*** Material to process ***

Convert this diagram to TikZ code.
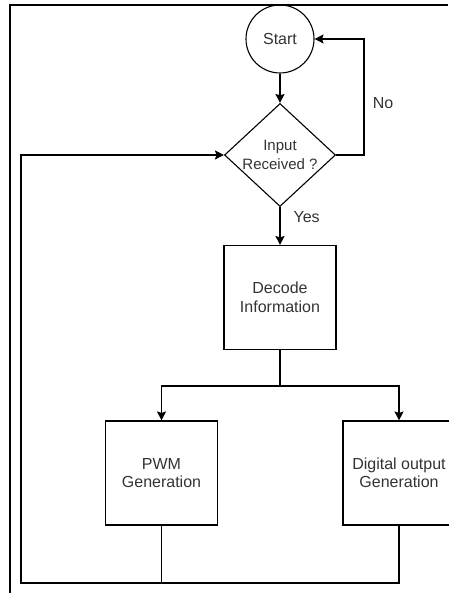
\documentclass[tikz,border=0pt]{standalone}
\usepackage{fontspec}
\setmainfont{Liberation Sans}
\usetikzlibrary{shapes.geometric,arrows.meta}
\definecolor{txtgrey}{HTML}{333333}

\begin{document}
\begin{tikzpicture}[
	x=1pt, y=1pt,
	every node/.style={ font=\fontsize{16}{18.5}\selectfont, text=txtgrey },
	terminal/.style={ circle, draw, line width=1.1pt, inner sep=0pt, minimum size=68pt },
	decision/.style={ diamond, draw, line width=1.1pt, inner sep=0pt, minimum width=111pt, minimum height=103pt },
	process/.style={ rectangle, draw, line width=1.1pt, align=center, inner sep=0pt, minimum width=112pt, minimum height=104pt },
	flow/.style={ line width=1.1pt, -{Stealth[length=9pt,width=9pt,inset=1.5pt]} },
	link/.style={ line width=1.1pt }
]

\useasboundingbox (0,0) rectangle (448,593);
\draw[line width=2.2pt] (10,-5) -- (10,588) -- (448,588);

\node[terminal] at (280,554) (start) {Start};
\node[decision, label={[font=\fontsize{15}{18.5}\selectfont, align=center]center:Input\\Received ?}] at (280,438) (input) {};
\draw[flow] (start) to (input);

\coordinate (noturn) at (364,554);
\draw[flow] (input.east) -| (noturn) -- (start);
\node at (383,490) (nolabel) {No};

\node[process] at (280,295.5) (decode) {Decode\\Information};
\draw[flow] (input) to (decode);
\node[anchor=west] at (290,376) (yeslabel) {Yes};

\coordinate (split) at (280,207);
\draw[link] (decode) -- (split);

\node[process] at (161.5,120) (pwm) {PWM\\Generation};
\node[process] at (399,120) (digital) {Digital output\\Generation};
\draw[flow] (split) -| (pwm);
\draw[flow] (split) -| (digital);

\coordinate (loopcorner) at (21,10);
\draw[link] (digital.south) |- (pwm.south |- loopcorner);
\draw[flow] (pwm.south) |- (loopcorner) |- (input.west);

\end{tikzpicture}
\end{document}
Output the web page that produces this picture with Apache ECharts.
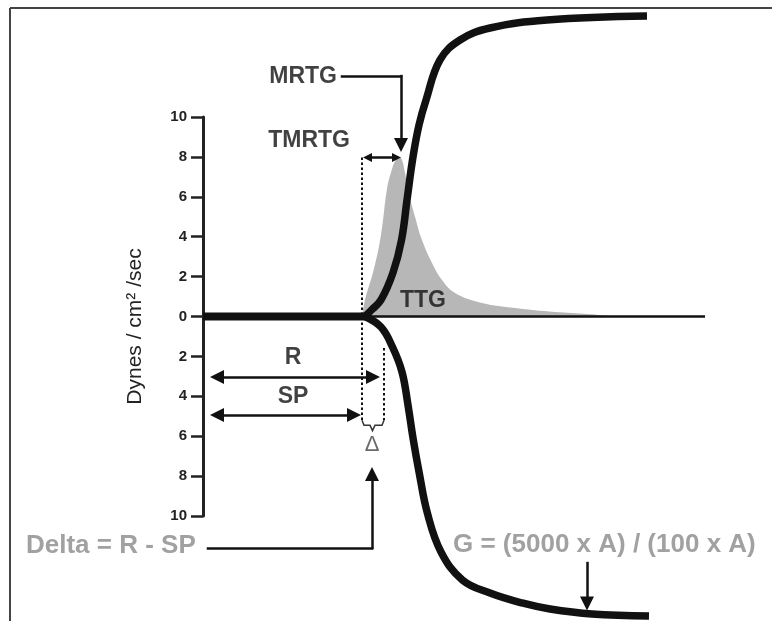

***

What to produce |
Copy out the records above in full, exactly as written, but not the pictures.

Solution to the exercise |
Convert this diagram to TikZ code.
\documentclass[tikz,border=0pt]{standalone}
\usepackage{fontspec}
\setmainfont{Liberation Sans}
\usetikzlibrary{shapes.geometric,arrows.meta}
\definecolor{txtgrey}{HTML}{333333}

\begin{document}
\begin{tikzpicture}[
	x=1pt, y=1pt,
	every node/.style={ font=\fontsize{16}{18.5}\selectfont, text=txtgrey },
	terminal/.style={ circle, draw, line width=1.1pt, inner sep=0pt, minimum size=68pt },
	decision/.style={ diamond, draw, line width=1.1pt, inner sep=0pt, minimum width=111pt, minimum height=103pt },
	process/.style={ rectangle, draw, line width=1.1pt, align=center, inner sep=0pt, minimum width=112pt, minimum height=104pt },
	flow/.style={ line width=1.1pt, -{Stealth[length=9pt,width=9pt,inset=1.5pt]} },
	link/.style={ line width=1.1pt }
]

\useasboundingbox (0,0) rectangle (448,593);
\draw[line width=2.2pt] (10,-5) -- (10,588) -- (448,588);

\node[terminal] at (280,554) (start) {Start};
\node[decision, label={[font=\fontsize{15}{18.5}\selectfont, align=center]center:Input\\Received ?}] at (280,438) (input) {};
\draw[flow] (start) to (input);

\coordinate (noturn) at (364,554);
\draw[flow] (input.east) -| (noturn) -- (start);
\node at (383,490) (nolabel) {No};

\node[process] at (280,295.5) (decode) {Decode\\Information};
\draw[flow] (input) to (decode);
\node[anchor=west] at (290,376) (yeslabel) {Yes};

\coordinate (split) at (280,207);
\draw[link] (decode) -- (split);

\node[process] at (161.5,120) (pwm) {PWM\\Generation};
\node[process] at (399,120) (digital) {Digital output\\Generation};
\draw[flow] (split) -| (pwm);
\draw[flow] (split) -| (digital);

\coordinate (loopcorner) at (21,10);
\draw[link] (digital.south) |- (pwm.south |- loopcorner);
\draw[flow] (pwm.south) |- (loopcorner) |- (input.west);

\end{tikzpicture}
\end{document}
Output the web page that produces this picture with Apache ECharts.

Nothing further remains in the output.